**Work to do**
Show all lines from the listing below that contain "this".

**Extracted data**
------------------------------

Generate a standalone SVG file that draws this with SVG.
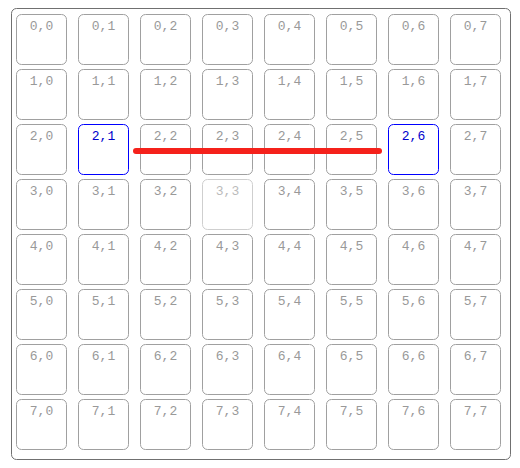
<svg xmlns="http://www.w3.org/2000/svg" width="520" height="468" viewBox="0 0 520 468">
<style>
.cell rect{fill:#fff;stroke:#a0a0a0;stroke-width:1}
.cell text{font-family:"Liberation Mono",monospace;font-size:13px;fill:#999;text-anchor:middle}
.sel rect{stroke:#0000ff}
.sel text{fill:#0000cc}
.hov rect{stroke:#cfcfcf}
.hov text{fill:#bbb}
</style>
<rect x="11.5" y="8.5" width="499" height="451" rx="5" fill="#fff" stroke="#707070" stroke-width="1"/>
<g id="cells">
<g id="c0_0" class="cell"><rect x="16.5" y="14.5" width="50" height="50" rx="5"/><text x="41.5" y="30">0,0</text></g>
<g id="c0_1" class="cell"><rect x="78.5" y="14.5" width="50" height="50" rx="5"/><text x="103.5" y="30">0,1</text></g>
<g id="c0_2" class="cell"><rect x="140.5" y="14.5" width="50" height="50" rx="5"/><text x="165.5" y="30">0,2</text></g>
<g id="c0_3" class="cell"><rect x="202.5" y="14.5" width="50" height="50" rx="5"/><text x="227.5" y="30">0,3</text></g>
<g id="c0_4" class="cell"><rect x="264.5" y="14.5" width="50" height="50" rx="5"/><text x="289.5" y="30">0,4</text></g>
<g id="c0_5" class="cell"><rect x="326.5" y="14.5" width="50" height="50" rx="5"/><text x="351.5" y="30">0,5</text></g>
<g id="c0_6" class="cell"><rect x="388.5" y="14.5" width="50" height="50" rx="5"/><text x="413.5" y="30">0,6</text></g>
<g id="c0_7" class="cell"><rect x="450.5" y="14.5" width="50" height="50" rx="5"/><text x="475.5" y="30">0,7</text></g>

<g id="c1_0" class="cell"><rect x="16.5" y="69.5" width="50" height="50" rx="5"/><text x="41.5" y="85">1,0</text></g>
<g id="c1_1" class="cell"><rect x="78.5" y="69.5" width="50" height="50" rx="5"/><text x="103.5" y="85">1,1</text></g>
<g id="c1_2" class="cell"><rect x="140.5" y="69.5" width="50" height="50" rx="5"/><text x="165.5" y="85">1,2</text></g>
<g id="c1_3" class="cell"><rect x="202.5" y="69.5" width="50" height="50" rx="5"/><text x="227.5" y="85">1,3</text></g>
<g id="c1_4" class="cell"><rect x="264.5" y="69.5" width="50" height="50" rx="5"/><text x="289.5" y="85">1,4</text></g>
<g id="c1_5" class="cell"><rect x="326.5" y="69.5" width="50" height="50" rx="5"/><text x="351.5" y="85">1,5</text></g>
<g id="c1_6" class="cell"><rect x="388.5" y="69.5" width="50" height="50" rx="5"/><text x="413.5" y="85">1,6</text></g>
<g id="c1_7" class="cell"><rect x="450.5" y="69.5" width="50" height="50" rx="5"/><text x="475.5" y="85">1,7</text></g>

<g id="c2_0" class="cell"><rect x="16.5" y="124.5" width="50" height="50" rx="5"/><text x="41.5" y="140">2,0</text></g>
<g id="c2_1" class="cell sel"><rect x="78.5" y="124.5" width="50" height="50" rx="5"/><text x="103.5" y="140">2,1</text></g>
<g id="c2_2" class="cell"><rect x="140.5" y="124.5" width="50" height="50" rx="5"/><text x="165.5" y="140">2,2</text></g>
<g id="c2_3" class="cell"><rect x="202.5" y="124.5" width="50" height="50" rx="5"/><text x="227.5" y="140">2,3</text></g>
<g id="c2_4" class="cell"><rect x="264.5" y="124.5" width="50" height="50" rx="5"/><text x="289.5" y="140">2,4</text></g>
<g id="c2_5" class="cell"><rect x="326.5" y="124.5" width="50" height="50" rx="5"/><text x="351.5" y="140">2,5</text></g>
<g id="c2_6" class="cell sel"><rect x="388.5" y="124.5" width="50" height="50" rx="5"/><text x="413.5" y="140">2,6</text></g>
<g id="c2_7" class="cell"><rect x="450.5" y="124.5" width="50" height="50" rx="5"/><text x="475.5" y="140">2,7</text></g>

<g id="c3_0" class="cell"><rect x="16.5" y="179.5" width="50" height="50" rx="5"/><text x="41.5" y="195">3,0</text></g>
<g id="c3_1" class="cell"><rect x="78.5" y="179.5" width="50" height="50" rx="5"/><text x="103.5" y="195">3,1</text></g>
<g id="c3_2" class="cell"><rect x="140.5" y="179.5" width="50" height="50" rx="5"/><text x="165.5" y="195">3,2</text></g>
<g id="c3_3" class="cell hov"><rect x="202.5" y="179.5" width="50" height="50" rx="5"/><text x="227.5" y="195">3,3</text></g>
<g id="c3_4" class="cell"><rect x="264.5" y="179.5" width="50" height="50" rx="5"/><text x="289.5" y="195">3,4</text></g>
<g id="c3_5" class="cell"><rect x="326.5" y="179.5" width="50" height="50" rx="5"/><text x="351.5" y="195">3,5</text></g>
<g id="c3_6" class="cell"><rect x="388.5" y="179.5" width="50" height="50" rx="5"/><text x="413.5" y="195">3,6</text></g>
<g id="c3_7" class="cell"><rect x="450.5" y="179.5" width="50" height="50" rx="5"/><text x="475.5" y="195">3,7</text></g>

<g id="c4_0" class="cell"><rect x="16.5" y="234.5" width="50" height="50" rx="5"/><text x="41.5" y="250">4,0</text></g>
<g id="c4_1" class="cell"><rect x="78.5" y="234.5" width="50" height="50" rx="5"/><text x="103.5" y="250">4,1</text></g>
<g id="c4_2" class="cell"><rect x="140.5" y="234.5" width="50" height="50" rx="5"/><text x="165.5" y="250">4,2</text></g>
<g id="c4_3" class="cell"><rect x="202.5" y="234.5" width="50" height="50" rx="5"/><text x="227.5" y="250">4,3</text></g>
<g id="c4_4" class="cell"><rect x="264.5" y="234.5" width="50" height="50" rx="5"/><text x="289.5" y="250">4,4</text></g>
<g id="c4_5" class="cell"><rect x="326.5" y="234.5" width="50" height="50" rx="5"/><text x="351.5" y="250">4,5</text></g>
<g id="c4_6" class="cell"><rect x="388.5" y="234.5" width="50" height="50" rx="5"/><text x="413.5" y="250">4,6</text></g>
<g id="c4_7" class="cell"><rect x="450.5" y="234.5" width="50" height="50" rx="5"/><text x="475.5" y="250">4,7</text></g>

<g id="c5_0" class="cell"><rect x="16.5" y="289.5" width="50" height="50" rx="5"/><text x="41.5" y="305">5,0</text></g>
<g id="c5_1" class="cell"><rect x="78.5" y="289.5" width="50" height="50" rx="5"/><text x="103.5" y="305">5,1</text></g>
<g id="c5_2" class="cell"><rect x="140.5" y="289.5" width="50" height="50" rx="5"/><text x="165.5" y="305">5,2</text></g>
<g id="c5_3" class="cell"><rect x="202.5" y="289.5" width="50" height="50" rx="5"/><text x="227.5" y="305">5,3</text></g>
<g id="c5_4" class="cell"><rect x="264.5" y="289.5" width="50" height="50" rx="5"/><text x="289.5" y="305">5,4</text></g>
<g id="c5_5" class="cell"><rect x="326.5" y="289.5" width="50" height="50" rx="5"/><text x="351.5" y="305">5,5</text></g>
<g id="c5_6" class="cell"><rect x="388.5" y="289.5" width="50" height="50" rx="5"/><text x="413.5" y="305">5,6</text></g>
<g id="c5_7" class="cell"><rect x="450.5" y="289.5" width="50" height="50" rx="5"/><text x="475.5" y="305">5,7</text></g>

<g id="c6_0" class="cell"><rect x="16.5" y="344.5" width="50" height="50" rx="5"/><text x="41.5" y="360">6,0</text></g>
<g id="c6_1" class="cell"><rect x="78.5" y="344.5" width="50" height="50" rx="5"/><text x="103.5" y="360">6,1</text></g>
<g id="c6_2" class="cell"><rect x="140.5" y="344.5" width="50" height="50" rx="5"/><text x="165.5" y="360">6,2</text></g>
<g id="c6_3" class="cell"><rect x="202.5" y="344.5" width="50" height="50" rx="5"/><text x="227.5" y="360">6,3</text></g>
<g id="c6_4" class="cell"><rect x="264.5" y="344.5" width="50" height="50" rx="5"/><text x="289.5" y="360">6,4</text></g>
<g id="c6_5" class="cell"><rect x="326.5" y="344.5" width="50" height="50" rx="5"/><text x="351.5" y="360">6,5</text></g>
<g id="c6_6" class="cell"><rect x="388.5" y="344.5" width="50" height="50" rx="5"/><text x="413.5" y="360">6,6</text></g>
<g id="c6_7" class="cell"><rect x="450.5" y="344.5" width="50" height="50" rx="5"/><text x="475.5" y="360">6,7</text></g>

<g id="c7_0" class="cell"><rect x="16.5" y="399.5" width="50" height="50" rx="5"/><text x="41.5" y="415">7,0</text></g>
<g id="c7_1" class="cell"><rect x="78.5" y="399.5" width="50" height="50" rx="5"/><text x="103.5" y="415">7,1</text></g>
<g id="c7_2" class="cell"><rect x="140.5" y="399.5" width="50" height="50" rx="5"/><text x="165.5" y="415">7,2</text></g>
<g id="c7_3" class="cell"><rect x="202.5" y="399.5" width="50" height="50" rx="5"/><text x="227.5" y="415">7,3</text></g>
<g id="c7_4" class="cell"><rect x="264.5" y="399.5" width="50" height="50" rx="5"/><text x="289.5" y="415">7,4</text></g>
<g id="c7_5" class="cell"><rect x="326.5" y="399.5" width="50" height="50" rx="5"/><text x="351.5" y="415">7,5</text></g>
<g id="c7_6" class="cell"><rect x="388.5" y="399.5" width="50" height="50" rx="5"/><text x="413.5" y="415">7,6</text></g>
<g id="c7_7" class="cell"><rect x="450.5" y="399.5" width="50" height="50" rx="5"/><text x="475.5" y="415">7,7</text></g>
</g>
<g id="connectors">
<line x1="136" y1="151" x2="379" y2="151" stroke="#f5211b" stroke-width="6" stroke-linecap="round"/>
</g>
</svg>
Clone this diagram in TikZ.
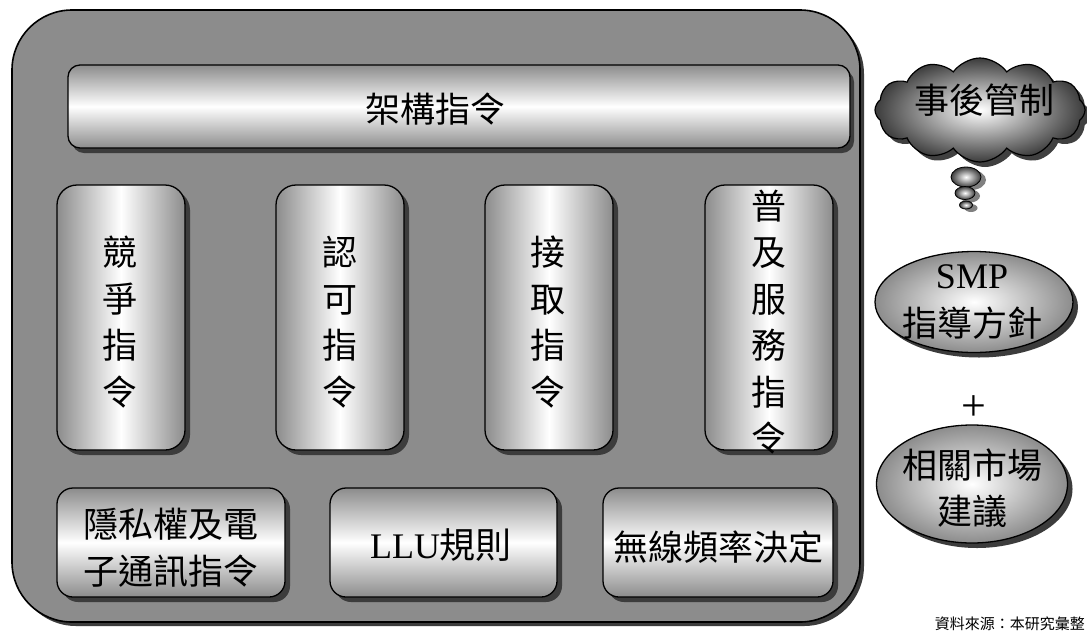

------------------------------

**Output below**
Generate a standalone SVG file that draws this with SVG.
Clone this diagram in TikZ.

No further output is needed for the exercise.